Am 4. Januar 1947 erschien die erste Ausgabe des Nachrichtenmagazins „Der Spiegel“. Die Öffentlichkeit war beeindruckt von dieser neuen Mischung zwischen Wochenzeitung und Illustrierter und dem leicht ironischen, trockenen Schreibstil. Beides hatten die Spiegel-Macher allerdings abgekupfert von englischen und amerikanischen Magazinen, die es schon seit den 1920er Jahren gab. Im Nachkriegsdeutschland wirkte das ausgesprochen „smart“ und paßte auch zu dem Umerziehungsauftrag, den das Blatt erfüllte. So hatte es angefangen: der 23 Jahre alte Rudolf Augstein arbeitete für das „Hannoversche Nachrichtenblatt“ und wurde von drei britischen Presseoffizieren für die neue Zeitschrift „Die Woche“ angeheuert. Das Blatt wurde nach fünf Ausgaben eingestellt, weil es Kritik an den Alliierten geübt hatte. Die Lizenz für die Zeitschrift ging an den „Spiegel“ über, und der übte Kritik an allem möglichen, aber nicht an den Lizenzgebern.
Die Opfer der bald sprichwörtlichen „Spiegel-Häme“ klagten häufig vor Gericht, doch der große Konflikt kam im Oktober 1962 mit der sogenannten „Spiegel-Affäre“. Was war passiert?

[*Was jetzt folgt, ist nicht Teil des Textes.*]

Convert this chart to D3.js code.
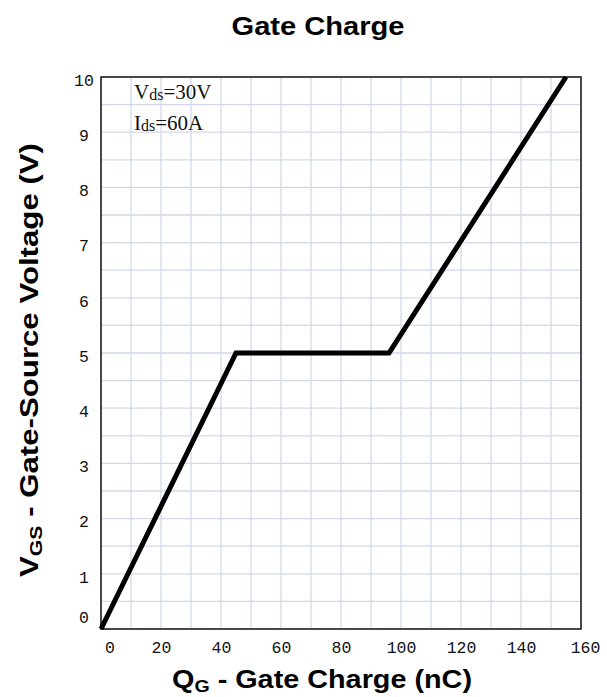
<!DOCTYPE html>
<html>
<head>
<meta charset="utf-8">
<script src="https://cdn.jsdelivr.net/npm/d3@7"></script>
<style>
  html, body { margin: 0; padding: 0; background: #fff; }
  svg { display: block; }
</style>
</head>
<body>
<svg id="chart" width="607" height="697"></svg>
<script>
// ---- data ----
const chargeNC = [0, 45, 96, 155];        // Q_G (nC)
const gateVolts = [0, 5, 5, 10];          // V_GS (V)
const xTickValues = [0, 20, 40, 60, 80, 100, 120, 140, 160];
const yTickValues = [0, 1, 2, 3, 4, 5, 6, 7, 8, 9, 10];
const xGridValues = d3.range(0, 161, 10);
const yGridValues = d3.range(0, 10.01, 0.5);
const annotations = [
  { main: "V", sub: "ds", rest: "=30V" },
  { main: "I", sub: "ds", rest: "=60A" }
];

// ---- layout ----
const svg = d3.select("#chart");
const plotL = 101, plotR = 581, plotT = 77, plotB = 629;

const x = d3.scaleLinear().domain([0, 160]).range([plotL, plotR]);
const y = d3.scaleLinear().domain([0, 10]).range([plotB, plotT]);

// grid
const gridColor = "#d3d9ea";
svg.append("g").selectAll("line").data(xGridValues).join("line")
  .attr("x1", d => x(d)).attr("x2", d => x(d))
  .attr("y1", plotT).attr("y2", plotB)
  .attr("stroke", gridColor).attr("stroke-width", 1.3);
svg.append("g").selectAll("line").data(yGridValues).join("line")
  .attr("x1", plotL).attr("x2", plotR)
  .attr("y1", d => y(d)).attr("y2", d => y(d))
  .attr("stroke", gridColor).attr("stroke-width", 1.3);

// frame
svg.append("rect")
  .attr("x", plotL).attr("y", plotT)
  .attr("width", plotR - plotL).attr("height", plotB - plotT)
  .attr("fill", "none").attr("stroke", "#222").attr("stroke-width", 1.6);

// axes (labels only, no tick marks)
const tickFont = "'Liberation Mono', 'DejaVu Sans Mono', monospace";
const xAxis = d3.axisBottom(x).tickValues(xTickValues).tickSize(0).tickPadding(0);
const gx = svg.append("g").attr("transform", `translate(0,${plotB})`).call(xAxis);
gx.select(".domain").remove();
gx.selectAll("text")
  .attr("font-family", tickFont)
  .attr("font-size", 16.5).attr("fill", "#111")
  .attr("dy", null).attr("y", 24)
  .attr("dx", d => d === 0 ? 8.5 : (d === 160 ? 4 : 0));

const yAxis = d3.axisLeft(y).tickValues(yTickValues).tickSize(0).tickPadding(0);
const gy = svg.append("g").attr("transform", `translate(${plotL},0)`).call(yAxis);
gy.select(".domain").remove();
gy.selectAll("text")
  .attr("font-family", tickFont)
  .attr("font-size", 16.5).attr("fill", "#111")
  .attr("text-anchor", "middle").attr("x", -17)
  .attr("dy", d => d === 0 ? "-0.42em" : "0.5em");

// curve
const line = d3.line().x((d, i) => x(chargeNC[i])).y((d, i) => y(gateVolts[i]));
svg.append("path")
  .datum(chargeNC)
  .attr("d", line)
  .attr("fill", "none").attr("stroke", "#000")
  .attr("stroke-width", 5).attr("stroke-linejoin", "miter");

// annotations
const ann = svg.append("g")
  .attr("font-family", "'Liberation Serif', 'DejaVu Serif', serif")
  .attr("fill", "#111");
annotations.forEach((a, i) => {
  const t = ann.append("text")
    .attr("x", 134).attr("y", 99 + i * 31)
    .attr("font-size", 21);
  t.append("tspan").text(a.main);
  t.append("tspan").attr("font-size", 16).attr("dy", 1).text(a.sub);
  t.append("tspan").attr("dy", -1).text(a.rest);
});

// title
svg.append("text")
  .attr("x", 318).attr("y", 35)
  .attr("text-anchor", "middle")
  .attr("font-family", "'Liberation Sans', Arial, sans-serif")
  .attr("font-weight", "bold").attr("font-size", 25)
  .attr("textLength", 173).attr("lengthAdjust", "spacingAndGlyphs")
  .text("Gate Charge");

// x axis title
const xt = svg.append("text")
  .attr("x", 322).attr("y", 688)
  .attr("text-anchor", "middle")
  .attr("font-family", "'Liberation Sans', Arial, sans-serif")
  .attr("font-weight", "bold").attr("font-size", 25)
  .attr("textLength", 300).attr("lengthAdjust", "spacingAndGlyphs");
xt.append("tspan").text("Q");
xt.append("tspan").attr("font-size", 17).attr("dy", 4).text("G");
xt.append("tspan").attr("dy", -4).text(" - Gate Charge (nC)");

// y axis title
const yt = svg.append("text")
  .attr("transform", `translate(38,360) rotate(-90)`)
  .attr("text-anchor", "middle")
  .attr("font-family", "'Liberation Sans', Arial, sans-serif")
  .attr("font-weight", "bold").attr("font-size", 25)
  .attr("textLength", 434).attr("lengthAdjust", "spacingAndGlyphs");
yt.append("tspan").text("V");
yt.append("tspan").attr("font-size", 17).attr("dy", 4).text("GS");
yt.append("tspan").attr("dy", -4).text(" - Gate-Source Voltage (V)");
</script>
</body>
</html>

Die Zeitschrift hatte einen Artikel über die Bundeswehr veröffentlicht mit dem Titel „Bedingt abwehrbereit“ und darin militärische Einzelheiten verraten, die als Geheimnis behandelt werden sollten. Mit anderen Worten: der „Spiegel“ hatte Landesverrat begangen. Daraufhin ließ der damalige Verteidigungsminister Franz-Josef Strauß die Redaktionsräume polizeilich durchsuchen und Augstein sowie enge Mitarbeiter vorläufig festnehmen. Nach drei Monaten kamen sie wieder frei.
Diese „Untat“ von Strauß ist in die Geschichte der Bundesrepublik als schwarzer Tag eingegangen, weil Strauß es in diesem Fall versäumt hatte, die Medien als „vierte Gewalt“ zu behandeln, die faktisch Teil des Staates ist (wie die Exekutive und die Gerichte). Er hatte die behauptete Unabhängigkeit der Medien ernstgenommen und so getan, als könnte man dagegen vorgehen wie gegen irgendein anderes Unternehmen. Doch der unausgesprochene Pakt besteht darin, daß die Medien zwar sticheln, aber sich nie gegen das System wenden, von dem sie Teil sind, und umgekehrt die Politiker den Medien ihre Frechheiten durchgehen lassen, weil darauf die „Auflage“ bzw. „Quote“ beruht. Dazu kann auch mal ein Staatsgeheimnis verraten werden oder ein Politiker „abgeschossen“, Hauptsache, das Spiel geht weiter.
Die „Spiegel-Affäre“ festigte den Ruf des Magazins als „Sturmgeschütz der Demokratie“ für Jahrzehnte. Niemand kann aber leugnen, daß Augstein sich in die Politik einmischte und konkrete Ziele verfolgte: Strauß zu verhindern war eines davon, die sozialliberale Koalition der Siebziger zu installieren ein zweites. Als das erreicht war, profilierte sich die Zeitung vor allem durch Kritik an allem und jedem und durch die fortwährende „Entlarvung“ niedriger Beweggründe, so daß die Korruption darin schon fast wie Normalität wirkte, und wer sich dagegen auflehnte, galt als Naivling.
Immer wieder gab es Versuche, dem „Spiegel“ Konkurrenz zu machen und ein neues, womöglich konservatives Nachrichtenmagazin zu installieren. Immer war es gescheitert, bis das Magazin „Focus“ es seit 18. Januar 1993 schaffte, sich zumindest als Alternative zum „Spiegel“ am Markt zu behaupten, obwohl die Auflage niemals so hoch war. Das Programm von „Focus“ – „Fakten, Fakten, Fakten“ – ist gezielt gegen die linksliberale und moralisierende Haltung des „Spiegel“ gerichtet, ohne selbst Stellung zu nehmen. Das tut seit 2009 das Magazin „Zuerst“ aus dem Munier-Verlag, das auflagenmäßig bislang ein Zwerg unter den Medienriesen geblieben ist. Aber immerhin die einzige „Spiegel“-Konkurrenz unter nationalen Vorzeichen.